Dengue cases heavily under-reported

Published Sep 30, 2015, 8:22 am IST
Updated Mar 27, 2019, 4:06 pm IST
Doctors claim that the actual cases are 300 times more than the reported figure
Representational image
 Representational image

Hyderabad: Though 815 dengue cases have been reported in September in Telangana, senior doctors claim that the real number is 300 times more than the official numbers.

This, they say, is because many cases are not registered as private hospitals do not notify the government or the government is not willing to register the cases.


A senior government officer said, “It’s a fact. The government is not willing to show such huge numbers as they are scared that it will create panic. Hence the numbers are downplayed. But the fact remains that there is an increase in the number of cases every three years. This three-year cycle needs to be studied. Accordingly, arrangements to prevent it have to be made.”

The number of cases in TS from January to September has touched 1,815. The increasing cases have also led to residents complaining to their Greater Hyderabad Municipal Corporation office against others who are spilling too much water on roads or in their gardens and allowing it to accumulate.
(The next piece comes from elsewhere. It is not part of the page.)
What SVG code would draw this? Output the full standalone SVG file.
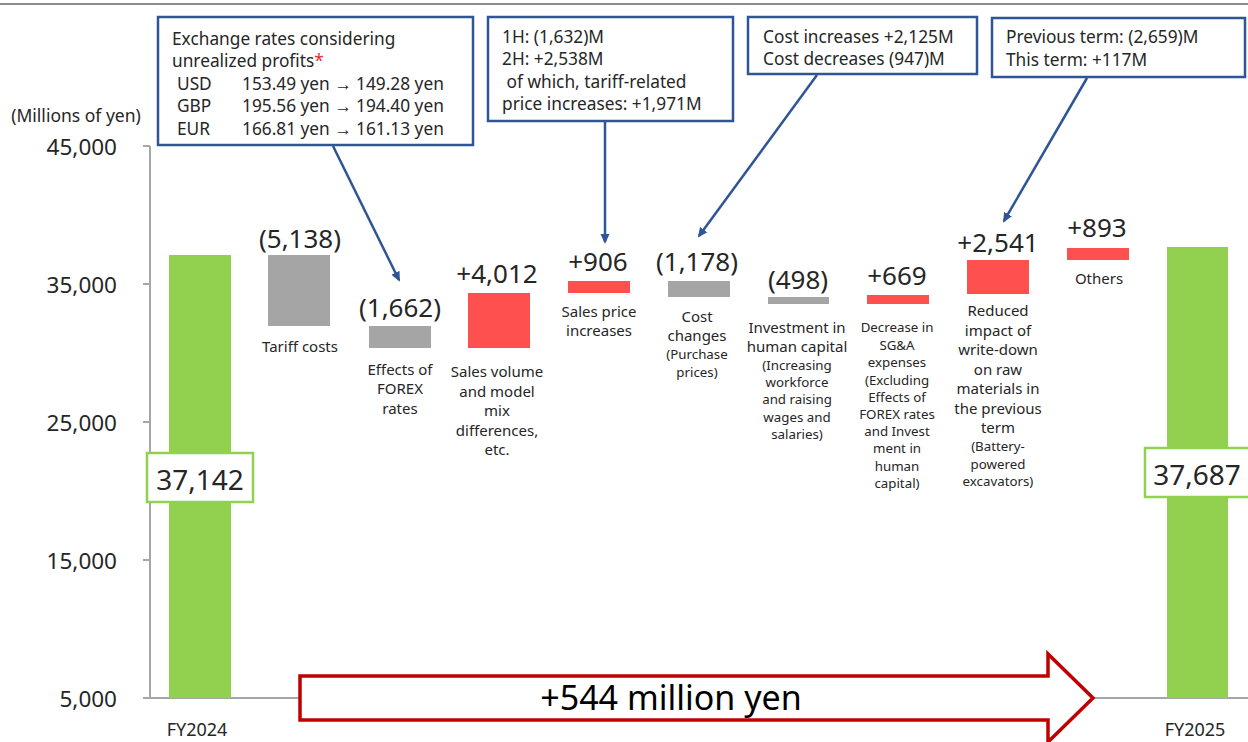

Manju Mehta, a senior citizen from Malkajgiri said, “There were some residents who washed their homes everyday and the water was spilt on the roads. With the dengue menace spreading, they were not ready to listen; society members had warned them thrice but to no effect. We then had to complain to the municipal authorities, and the epidemiology wing along with health officials counseled them.

“Similar problems were even seen in Netaji Nagar at Kapra where residents were not willing to listen and the epidemiology wing of Kapra and Yapral had to do spray the puddles weekly.”


While these proactive steps can help, all residents have been told to not throw fresh water on roads and allow it to form puddles as it becomes an immediate breeding ground for mosquitoes outside their homes.

Caripill tablets economical for dengue

As part of a larger clinical study of Caripill tablets, doctors at OGH and Gandhi Hospital are treating patients with it when their platelet count goes down due to dengue.

The tablets were approved by ministry of Ayush in 2012 and are a botanical extract from carica papaya leaf. Dr K. Prabhu said, “Caripill is found to be effective in five days of treatment in improving the platelet count. It can be given to dengue patients, if it is found that the platelets are going down. The treatment has proved to be effective and also helps a lot of poor patients and saves cost.”


With the 1,100 mg tablets now available, the doctors at nursing homes are opting for it as it is cheaper and also reduces the cost of treatment considerably.

Dr L. Raju Kumar, a senior physician said, “We have 15 new patients every day. Of them five require this medicine to improve their platelet count. The tablets are given for five days and the recovery is good. This shows that we can do away with the conventional treatment which is very costly and also time-consuming.”

Platelet transfusion per unit costs Rs 20,000 and in some cases 10 units are required which is a very costly form of treatment and out of reach of many people.


But earlier papaya leaf extracts were tried in hospitals and they showed results in improvement and now with the availability of the tablet there is a confidence building up to deal with the severity of the disease.